Try pill pockets - treat dough you mold around a pill - my dogs are convinced their medications are treats now - it is was easier to have the dog eat the medication than trying to stuff it down it's throat.


----------



## Goldens&Labs4Me (Jan 18, 2012)

Charis said:


> Try pill pockets - treat dough you mold around a pill - my dogs are convinced their medications are treats now - it is was easier to have the dog eat the medication than trying to stuff it down it's throat.


Definitely will. I'm not a shover myself, so to make it pleasant for them will make us both very happy! Thanks!


----------



## Sasha1/2 (Dec 22, 2011)

Charis said:


> Try pill pockets - treat dough you mold around a pill


String cheese works, too.


----------



## Goldens&Labs4Me (Jan 18, 2012)

luv mi pets said:


> Talk to your vet first about a safe dose range.
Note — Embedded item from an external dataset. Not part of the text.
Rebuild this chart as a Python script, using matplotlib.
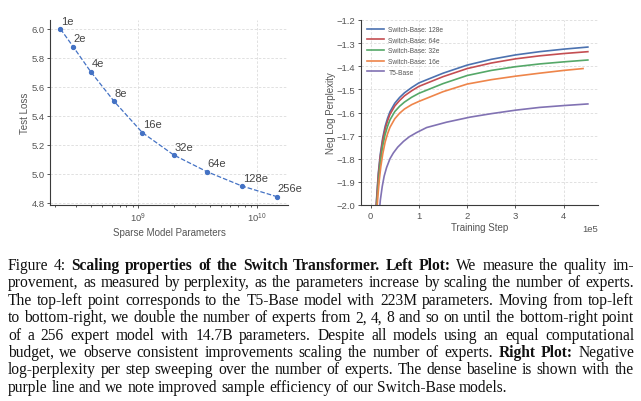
"""
Switch Transformer figure 4: test loss vs sparse parameters (left) and
neg log perplexity vs training step (right), with the paper caption below.
"""
import numpy as np
from matplotlib import pyplot as plt

# Left plot: scaling the number of experts
EXPERTS = ["1e", "2e", "4e", "8e", "16e", "32e", "64e", "128e", "256e"]
PARAMS = [2.23e8, 2.85e8, 4.0e8, 6.3e8, 1.09e9, 2.0e9, 3.8e9, 7.5e9, 1.47e10]
TEST_LOSS = [6.0, 5.878, 5.706, 5.501, 5.285, 5.131, 5.016, 4.917, 4.844]

# Right plot: neg log perplexity per training step (steps in units of 1e5)
STEP_128 = [0.10, 0.13, 0.16, 0.20, 0.25, 0.30, 0.35, 0.40, 0.50, 0.60, 0.70, 0.85, 1.00,
            1.50, 2.00, 2.50, 3.00, 3.50, 4.00, 4.50]
NLP_128 = [-2.05, -1.95, -1.86, -1.78, -1.71, -1.66, -1.625, -1.597, -1.560, -1.535, -1.515,
           -1.492, -1.472, -1.430, -1.395, -1.370, -1.351, -1.337, -1.326, -1.317]
STEP_64 = [0.10, 0.13, 0.16, 0.20, 0.25, 0.30, 0.35, 0.40, 0.50, 0.60, 0.70, 0.85, 1.00,
           1.50, 2.00, 2.50, 3.00, 3.50, 4.00, 4.50]
NLP_64 = [-2.05, -1.96, -1.87, -1.79, -1.72, -1.672, -1.636, -1.608, -1.572, -1.548, -1.528,
          -1.506, -1.487, -1.445, -1.410, -1.386, -1.368, -1.355, -1.345, -1.337]
STEP_32 = [0.11, 0.14, 0.17, 0.20, 0.25, 0.30, 0.35, 0.40, 0.50, 0.60, 0.70, 0.85, 1.00,
           1.50, 2.00, 2.50, 3.00, 3.50, 4.00, 4.50]
NLP_32 = [-2.05, -1.96, -1.88, -1.815, -1.745, -1.695, -1.66, -1.632, -1.596, -1.573, -1.555,
          -1.534, -1.517, -1.475, -1.440, -1.418, -1.402, -1.390, -1.381, -1.373]
STEP_16 = [0.12, 0.15, 0.18, 0.21, 0.25, 0.30, 0.35, 0.40, 0.50, 0.60, 0.70, 0.85, 1.00,
           1.50, 2.00, 2.50, 3.00, 3.50, 4.00, 4.40]
NLP_16 = [-2.05, -1.96, -1.89, -1.835, -1.78, -1.728, -1.692, -1.664, -1.627, -1.603, -1.585,
          -1.566, -1.552, -1.510, -1.477, -1.458, -1.443, -1.430, -1.418, -1.410]
STEP_T5 = [0.17, 0.20, 0.24, 0.28, 0.33, 0.40, 0.47, 0.56, 0.68, 0.80, 0.95, 1.16, 1.57,
           2.06, 2.50, 3.00, 3.50, 4.00, 4.50]
NLP_T5 = [-2.05, -1.98, -1.92, -1.875, -1.838, -1.80, -1.775, -1.750, -1.725, -1.705, -1.687,
          -1.665, -1.642, -1.620, -1.605, -1.590, -1.578, -1.570, -1.563]

SERIES = [
    ("Switch-Base: 128e", STEP_128, NLP_128, "#4C72B0"),
    ("Switch-Base: 64e", STEP_64, NLP_64, "#C44E52"),
    ("Switch-Base: 32e", STEP_32, NLP_32, "#55A868"),
    ("Switch-Base: 16e", STEP_16, NLP_16, "#EE854A"),
    ("T5-Base", STEP_T5, NLP_T5, "#8172B3"),
]

# Caption lines, each a list of (text, bold) runs
CAPTION = [
    [("Figure 4:", False), ("Scaling properties of the Switch Transformer. Left Plot:", True),
     ("We measure the quality im-", False)],
    [("provement, as measured by perplexity, as the parameters increase by scaling the number of experts.", False)],
    [("The top-left point corresponds to the T5-Base model with 223M parameters. Moving from top-left", False)],
    [("to bottom-right, we double the number of experts from 2, 4, 8 and so on until the bottom-right point", False)],
    [("of a 256 expert model with 14.7B parameters. Despite all models using an equal computational", False)],
    [("budget, we observe consistent improvements scaling the number of experts.", False),
     ("Right Plot:", True), ("Negative", False)],
    [("log-perplexity per step sweeping over the number of experts. The dense baseline is shown with the", False)],
    [("purple line and we note improved sample efficiency of our Switch-Base models.", False)],
]

W, H = 641, 402
GRID = "#dcdcdc"
SPINE = "#3a3a3a"
TXT = "#555555"

plt.rcParams["font.family"] = ["Liberation Sans", "DejaVu Sans"]


def _style(ax):
    for s in ["top", "right"]:
        ax.spines[s].set_visible(False)
    for s in ["left", "bottom"]:
        ax.spines[s].set_color(SPINE)
        ax.spines[s].set_linewidth(0.8)
    ax.tick_params(which="both", colors=SPINE, labelcolor=TXT, labelsize=6.8,
                   width=0.6, direction="out")
    ax.tick_params(which="major", length=2.5, pad=1.5)
    ax.tick_params(which="minor", length=1.5)
    ax.grid(True, which="major", ls=(0, (3, 2)), color=GRID, lw=0.6)
    ax.set_axisbelow(True)


fig = plt.figure(figsize=(W / 100, H / 100), dpi=100)

# Left plot
ax1 = fig.add_axes([50 / W, 1 - 206 / H, 238 / W, 185 / H])
_style(ax1)
ax1.plot(PARAMS, TEST_LOSS, ls="--", lw=0.9, color="#4472C4", marker="o", ms=2.8)
for name, x, y in zip(EXPERTS, PARAMS, TEST_LOSS):
    ax1.annotate(name, (x, y), xytext=(0.5, 2.5), textcoords="offset points",
                 ha="left", va="bottom", fontsize=8, color="#444444")
ax1.set_xscale("log")
ax1.set_xlim(1.82e8, 1.83e10)
ax1.set_ylim(4.786, 6.062)
ax1.set_yticks(np.arange(4.8, 6.01, 0.2))
ax1.set_xlabel("Sparse Model Parameters", fontsize=7, color=TXT, labelpad=2)
ax1.set_ylabel("Test Loss", fontsize=7, color=TXT, labelpad=1)

# Right plot
ax2 = fig.add_axes([361 / W, 1 - 206 / H, 237 / W, 185 / H])
_style(ax2)
for label, xs, ys, color in SERIES:
    ax2.plot(np.array(xs) * 1e5, ys, color=color, lw=1.2, label=label)
ax2.set_xlim(-0.2e5, 4.71e5)
ax2.set_ylim(-2.0, -1.2)
ax2.set_yticks(np.arange(-2.0, -1.19, 0.1))
ax2.set_xticks(np.arange(0, 4.01e5, 1e5))
ax2.ticklabel_format(axis="x", style="sci", scilimits=(0, 0))
ax2.xaxis.get_offset_text().set_fontsize(6.8)
ax2.xaxis.get_offset_text().set_color(TXT)
ax2.set_xlabel("Training Step", fontsize=7, color=TXT, labelpad=2)
ax2.set_ylabel("Neg Log Perplexity", fontsize=7, color=TXT, labelpad=0.5)
leg = ax2.legend(loc="upper left", fontsize=4.8, frameon=False, handlelength=2.6,
                 handletextpad=0.6, labelspacing=0.55, borderaxespad=0.5,
                 bbox_to_anchor=(0.0, 1.0))
for t in leg.get_texts():
    t.set_color(TXT)

# Caption, fully justified
renderer = fig.canvas.get_renderer()
CAP_SIZE = 11.2
X0, X1 = 8, 634
BASE0, LEAD = 270, 17.4


def _width(s, bold):
    t = fig.text(0, 0, s, family="Liberation Serif", fontsize=CAP_SIZE,
                 weight="bold" if bold else "normal")
    w = t.get_window_extent(renderer).width
    t.remove()
    return w


for i, line in enumerate(CAPTION):
    words = [(w, b) for text, b in line for w in text.split(" ")]
    widths = [_width(w, b) for w, b in words]
    if i == len(CAPTION) - 1:
        gap = _width("a a", False) - 2 * _width("a", False)
    else:
        gap = (X1 - X0 - sum(widths)) / (len(words) - 1)
    x = X0
    yb = 1 - (BASE0 + i * LEAD) / H
    for (w, b), wd in zip(words, widths):
        fig.text(x / W, yb, w, family="Liberation Serif", fontsize=CAP_SIZE,
                 weight="bold" if b else "normal", ha="left", va="baseline",
                 color="#111111")
        x += wd + gap

plt.savefig("out.png", dpi=100)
Like everything else there are side-effects. Remember to include what she is getting in her food. Some foods are now adding joint care to the dog food. These key ingredients in the supplements act like heparin in the body. Heparin is used to stop blood from clotting. So a little is okay but too much is not always a good thing. Here is a good website to get more info on.
> 
> http://www.vetinfo.com/dog-glucosamine-side-effects.html


Thanks....his food does not include any of the glucosamine/etc--so I'm good there...but thanks for the reminder!


----------



## Goldens&Labs4Me (Jan 18, 2012)

Sasha1/2 said:


> String cheese works, too.


Thanks so much!


----------



## luv mi pets (Feb 5, 2012)

I know in other threads he has some allergies. They do make pill pockets for allergy prone dogs. I think it is duck as the ingredient. Your dog will probably be one of those smart ones. They lick the pill pocket off and leave the tablet intack. Respect the dogs who do this but I still go "aaargh". Some use peanut butter as a way to get their dog to eat the pill. I am like you not a big shover. I did not want the dog to run and hide anytime she heard the shake of the pill bottle. Now I remember why I went with the chewables. Let us know what you decided to go with.


----------



## Goldens&Labs4Me (Jan 18, 2012)

LOL! He probably *will* be that stinker that leaves the pill! lol. I'll let ya'll know what I end up with! Thanks again!


----------



## PackMomma (Sep 26, 2011)

This weekend I went to a local pet store to pick up some tripe (this is the kind of thing I would supplement a meal with, that or a raw egg or some fruit n veggies..) however, when I was there, there was a rep for Omega Alpha Pharmacueticals giving away supplements to try. She gave me some Glucosa-pet, which is a joint supplement, and also Opti-Pet Multi which is a multi vitamin. They were free, so I figured why not? I'm giving Cash the joint supplement and multi vitamin, just a tad of each in his premade raw meal, Thumper I'm only giving him a pinch of the multi vitiman every other day. 

Cash is only 6 and isn't having any joint problems, but since I got the stuff for free I figured it won't hurt to try as a preventative measure.. although I'm not sure I will continue to use and purchase the stuff after its done. I'm fairly confident my dogs get sufficient nutrients and vitamins in their diet, but maybe I am wrong.


----------